May 14th, 2017
by Philip Joens
Contractors around Jefferson City felt relieved Friday night after the General Assembly failed to approve a bill that would’ve repealed Missouri’s prevailing wage law.
Currently, construction workers are paid a state-set minimum wage on state and local construction projects in Missouri because of a state law created in 1959. House Bill 1o4 proposed to repeal that law. It was passed the House in March and had the support of Gov. Eric Greitens before it stalled in the Senate. While local contractors feel relieved, they also know the bill may come up again in next year’s session.
“We have been very concerned about losing prevailing wage,” said Greg Schrock, a local electrician and president of the Jefferson City union International Brotherhood of Electrical Workers 257. “It could make or break us.”
Meyer Electric Vice President Craig Linhardt said he hopes this will give assembly members time to reflect on the issue.

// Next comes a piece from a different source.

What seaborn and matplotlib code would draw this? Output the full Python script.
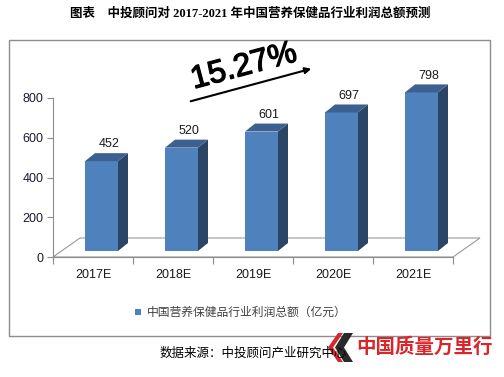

“Hopefully this will give the legislature and the people of the State of Missouri time to reflect on the long term ramifications of how this law affects the working families of Missouri,” Linhardt said.
Each year, all contractors, both union and non-union, turn in the hours they work to the Missouri Department of Labor and Industrial Relations. Wages differ by skill set and county. Because local unions collectively bargain wages in each county, all union contractors are lumped into the same pool.